School for ages 3–18 in Lincoln, England

The Priory Witham Academy is a mixed all-through school and sixth form located in Lincoln in the English county of Lincolnshire. The school educates pupils aged 3 to 18.

==History==
===Secondary modern school===
Building of the new secondary modern school was to be finished by August 1957. It opened in September 1957 as Boultham Moor Secondary Modern Girls School. It was officially opened on Monday April 28, 1958, with the Bishop of Lincoln, Kenneth Riches. There were twelve classrooms, four laboratories, two domestic science rooms, and rooms for needlework, art and general crafts. There were 480 places, to be extended to 600. It was built by Messrs FR Eccleshare Ltd.
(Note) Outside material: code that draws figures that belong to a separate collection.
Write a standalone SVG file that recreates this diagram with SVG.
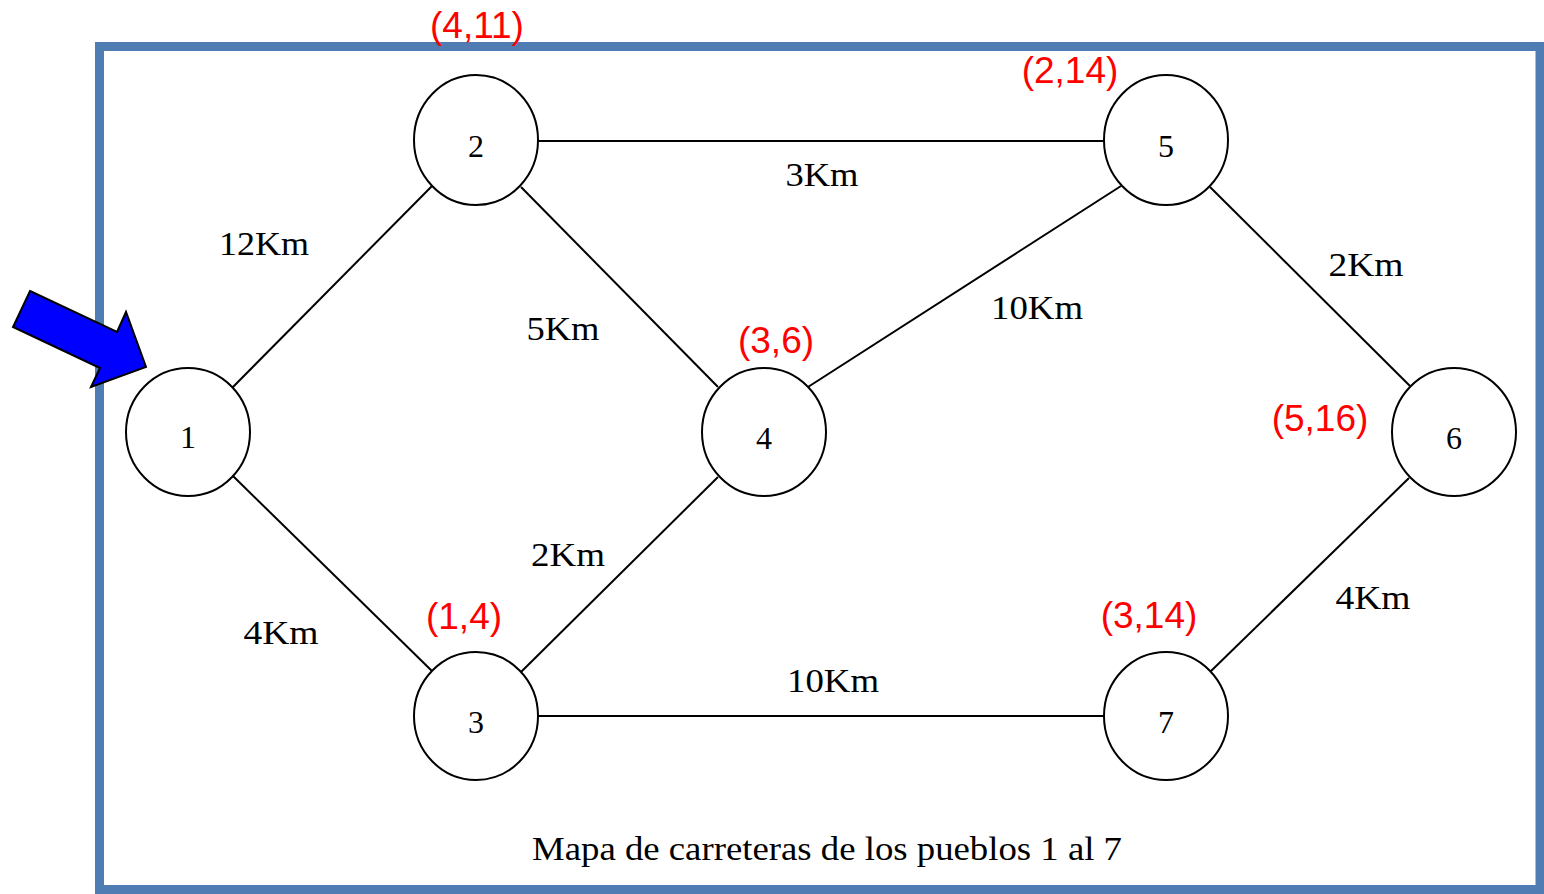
<svg xmlns="http://www.w3.org/2000/svg" width="1544" height="894" viewBox="0 0 1544 894">
<style>
.node ellipse{fill:#fff;stroke:#000;stroke-width:2}
.node text{font-family:"Liberation Serif",serif;font-size:32px;fill:#000;text-anchor:middle}
.lbl{font-family:"Liberation Serif",serif;font-size:33px;fill:#000;text-anchor:middle}
.red{font-family:"Liberation Sans",Arial,sans-serif;font-size:37px;fill:#ff0000;text-anchor:middle}
#edges line{stroke:#000;stroke-width:2}
</style>
<rect width="1544" height="894" fill="#fff"/>
<rect x="99.5" y="46.5" width="1440.5" height="843" fill="none" stroke="#4F7DB3" stroke-width="9"/>
<g id="edges">
<line x1="232" y1="388" x2="432" y2="186"/>
<line x1="233" y1="476" x2="433" y2="672"/>
<line x1="538" y1="141" x2="1104" y2="141"/>
<line x1="521" y1="187" x2="718" y2="387"/>
<line x1="808" y1="387" x2="1121" y2="186"/>
<line x1="1210" y1="187" x2="1410" y2="386"/>
<line x1="521" y1="672" x2="718" y2="477"/>
<line x1="538" y1="716" x2="1104" y2="716"/>
<line x1="1409" y1="478" x2="1210" y2="672"/>
</g>
<g id="edge-labels">
<text class="lbl" x="822" y="186" textLength="73" lengthAdjust="spacingAndGlyphs">3Km</text>
<text class="lbl" x="264" y="255" textLength="90" lengthAdjust="spacingAndGlyphs">12Km</text>
<text class="lbl" x="563" y="340" textLength="73" lengthAdjust="spacingAndGlyphs">5Km</text>
<text class="lbl" x="1037" y="319" textLength="92" lengthAdjust="spacingAndGlyphs">10Km</text>
<text class="lbl" x="1366" y="276" textLength="75" lengthAdjust="spacingAndGlyphs">2Km</text>
<text class="lbl" x="568" y="566" textLength="74" lengthAdjust="spacingAndGlyphs">2Km</text>
<text class="lbl" x="281" y="644" textLength="75" lengthAdjust="spacingAndGlyphs">4Km</text>
<text class="lbl" x="833" y="692" textLength="92" lengthAdjust="spacingAndGlyphs">10Km</text>
<text class="lbl" x="1373" y="609" textLength="75" lengthAdjust="spacingAndGlyphs">4Km</text>
</g>
<g id="node1" class="node"><ellipse cx="188" cy="432" rx="62" ry="64"/><text x="188" y="448">1</text></g>
<g id="node2" class="node"><ellipse cx="476" cy="140" rx="62" ry="65"/><text x="476" y="157">2</text></g>
<g id="node3" class="node"><ellipse cx="476" cy="716" rx="62" ry="64"/><text x="476" y="733">3</text></g>
<g id="node4" class="node"><ellipse cx="764" cy="432" rx="62" ry="64"/><text x="764" y="449">4</text></g>
<g id="node5" class="node"><ellipse cx="1166" cy="140" rx="62" ry="65"/><text x="1166" y="157">5</text></g>
<g id="node6" class="node"><ellipse cx="1454" cy="432" rx="62" ry="64"/><text x="1454" y="449">6</text></g>
<g id="node7" class="node"><ellipse cx="1166" cy="716" rx="62" ry="64"/><text x="1166" y="733">7</text></g>
<g id="red-labels">
<text class="red" x="477" y="38">(4,11)</text>
<text class="red" x="1070" y="83">(2,14)</text>
<text class="red" x="776" y="353">(3,6)</text>
<text class="red" x="1320" y="431">(5,16)</text>
<text class="red" x="464" y="629">(1,4)</text>
<text class="red" x="1149" y="628">(3,14)</text>
</g>
<text id="caption" class="lbl" x="827" y="860" textLength="590" lengthAdjust="spacingAndGlyphs">Mapa de carreteras de los pueblos 1 al 7</text>
<g id="arrow"><polygon points="30,291 117,332 126,312 146,367 91,387 100,368 13,327" fill="#0000FF" stroke="#000" stroke-width="2" stroke-linejoin="miter"/></g>
</svg>
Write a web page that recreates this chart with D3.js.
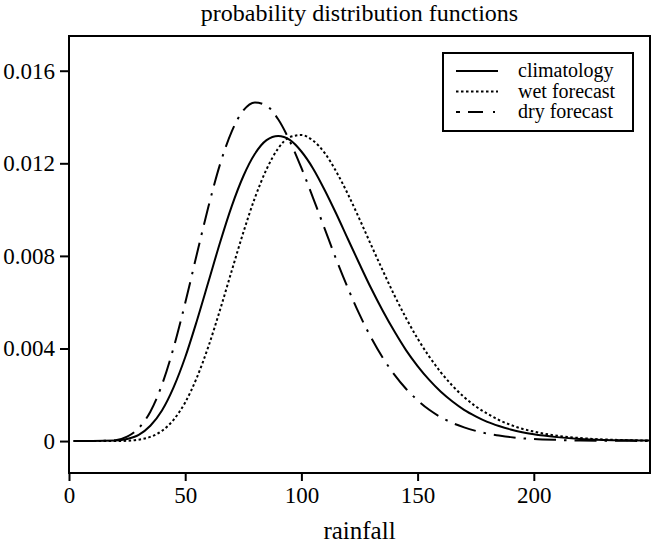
<!DOCTYPE html>
<html>
<head>
<meta charset="utf-8">
<script src="https://cdn.jsdelivr.net/npm/d3@7"></script>
<style>
html,body{margin:0;padding:0;background:#fff;}
svg text{font-family:"Liberation Serif","Times New Roman",Times,"DejaVu Serif",serif !important;fill:#000;}
</style>
</head>
<body>
<svg id="chart" width="651" height="544"></svg>
<script>
// ---- data ----
const rainfall = [2,10,20,25,30,35,40,45,50,55,60,65,70,75,80,85,90,95,100,105,110,115,120,125,130,135,140,145,150,155,160,165,170,175,180,185,190,195,200,210,220,230,240,250];
const climatology = [0,0,0.00002,0.00009,0.00027,0.00066,0.00132,0.00232,0.00362,0.00519,0.00688,0.00858,0.01014,0.01144,0.01241,0.01300,0.01318,0.01301,0.01251,0.01178,0.01085,0.00982,0.00873,0.00765,0.00660,0.00563,0.00474,0.00393,0.00324,0.00264,0.00213,0.00171,0.00135,0.00107,0.00083,0.00065,0.00050,0.00038,0.00029,0.00017,0.00009,0.00005,0.00003,0.00002];
const wetForecast = [0,0,0,0.00001,0.00006,0.00018,0.00044,0.00092,0.00167,0.00274,0.00409,0.00567,0.00735,0.00901,0.01051,0.01174,0.01264,0.01313,0.01322,0.01298,0.01245,0.01164,0.01067,0.00959,0.00847,0.00737,0.00630,0.00532,0.00443,0.00365,0.00297,0.00239,0.00190,0.00150,0.00118,0.00091,0.00070,0.00053,0.00041,0.00023,0.00013,0.00007,0.00004,0.00002];
const dryForecast = [0,0,0.00004,0.00019,0.00056,0.00127,0.00243,0.00403,0.00596,0.00807,0.01013,0.01196,0.01337,0.01428,0.01463,0.01449,0.01390,0.01296,0.01180,0.01051,0.00918,0.00785,0.00661,0.00547,0.00447,0.00360,0.00287,0.00226,0.00176,0.00135,0.00103,0.00078,0.00059,0.00044,0.00032,0.00024,0.00017,0.00012,0.00009,0.00005,0.00002,0.00001,0.00001,0];
const seriesNames = ["climatology","wet forecast","dry forecast"];
const xTicks = [0,50,100,150,200];
const yTicks = [0,0.004,0.008,0.012,0.016];
const yTickLabels = ["0","0.004","0.008","0.012","0.016"];
const title = "probability distribution functions";
const xLabel = "rainfall";

// ---- layout ----
const FONT = "'Liberation Serif', 'Times New Roman', Times, 'DejaVu Serif', serif";
const L = 69, R = 650, T = 36, B = 473;
const svg = d3.select("#chart").attr("font-family", FONT);
const x = d3.scaleLinear().domain([0, 250]).range([L, R]);
const y = d3.scaleLinear().domain([-0.00138, 0.0175]).range([B, T]);

// frame
svg.append("rect").attr("x", L).attr("y", T).attr("width", R - L).attr("height", B - T)
  .attr("fill", "none").attr("stroke", "#000").attr("stroke-width", 2);

// axes
const xAxis = d3.axisBottom(x).tickValues(xTicks).tickSize(8).tickPadding(6).tickFormat(d3.format("d"));
const gx = svg.append("g").attr("transform", `translate(0,${B})`).call(xAxis)
  .attr("font-family", FONT).attr("font-size", 23);
gx.select(".domain").remove();
gx.selectAll("line").attr("stroke-width", 2);
gx.selectAll("text").attr("font-size", 23).style("font-family", FONT);

const yAxis = d3.axisLeft(y).tickValues(yTicks).tickSize(9).tickPadding(5).tickFormat((d, i) => yTickLabels[i]);
const gy = svg.append("g").attr("transform", `translate(${L},0)`).call(yAxis)
  .attr("font-family", FONT).attr("font-size", 23);
gy.select(".domain").remove();
gy.selectAll("line").attr("stroke-width", 2);
gy.selectAll("text").attr("font-size", 23).style("font-family", FONT);

// curves
const styles = [
  {data: climatology, dash: null},
  {data: wetForecast, dash: "2.5,2.5"},
  {data: dryForecast, dash: "22,8,2.5,8"}
];
const line = d3.line().x((d, i) => x(rainfall[i])).y(d => y(d)).curve(d3.curveMonotoneX);
const clip = svg.append("clipPath").attr("id", "clip").append("rect")
  .attr("x", L + 1).attr("y", T + 1).attr("width", R - L - 2).attr("height", B - T - 2);
const gLines = svg.append("g").attr("clip-path", "url(#clip)");
styles.forEach(s => {
  gLines.append("path").attr("d", line(s.data)).attr("fill", "none")
    .attr("stroke", "#000").attr("stroke-width", 2)
    .attr("stroke-dasharray", s.dash);
});

// title and label
svg.append("text").attr("x", (L + R) / 2).attr("y", 21).attr("text-anchor", "middle")
  .attr("font-size", 24).style("font-family", FONT).text(title);
svg.append("text").attr("x", (L + R) / 2).attr("y", 539).attr("text-anchor", "middle")
  .attr("font-size", 25).style("font-family", FONT).text(xLabel);

// legend
const lg = svg.append("g");
lg.append("rect").attr("x", 443).attr("y", 53).attr("width", 190).attr("height", 78)
  .attr("fill", "#fff").attr("stroke", "#000").attr("stroke-width", 2);
const rowY = [71, 91.5, 112];
styles.forEach((s, i) => {
  lg.append("line").attr("x1", 456).attr("x2", 498).attr("y1", rowY[i]).attr("y2", rowY[i])
    .attr("stroke", "#000").attr("stroke-width", 2)
    .attr("stroke-dasharray", i === 2 ? "4,8,15,10,2,10" : s.dash);
  lg.append("text").attr("x", 518).attr("y", rowY[i]).attr("dy", "0.3em")
    .attr("font-size", 20).style("font-family", FONT).text(seriesNames[i]);
});
</script>
</body>
</html>
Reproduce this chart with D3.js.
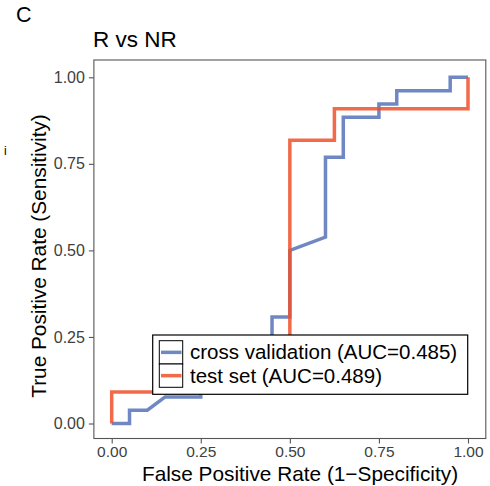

The Foreign Secretary, Rab Butler, spoke at the school on Thursday 16 July 1964.

By 1974 it was planned to become the Boultham Moor Secondary School, a coeducational, for ages 12–18, with around 1000 children. In May 1972 it was to be called Ancaster High School from September 1972. There were 650 girls in 1972.

===Comprehensive===
It became the co-educational comprehensive Ancaster High School in 1974, with around 1000 on the roll. As Ancaster High School, it received some of the lowest GCSE results in England; other Lincolnshire secondary schools that had similar low GCSE results (resulting in the schools being merged) were the Tennyson High School, Mablethorpe (became part of the Louth Academy, with the Mablethorpe site closing in 2016) and the Skegness Earl of Scarbrough High School, which became St Clements College, then in 2010 became Skegness Academy. These three schools regularly had the lowest GCSE results in the county.

The Secretary of State for Education visited on Friday 18 June 1982, Sir Keith Joseph, before going on to Gainsborough.

===Academy===
The school was formed in September 2008 from the merger of Moorlands Infant School, Usher Junior School and Ancaster High School. As an academy the school is part of The Priory Federation of Academies Trust.

==Curriculum==
The Priory Witham Academy offers GCSEs, BTECs, OCR Nationals and City and Guilds courses as programmes of study for pupils, while students in the sixth form have the option to study from a range of A Levels and further BTEC and City and Guilds courses.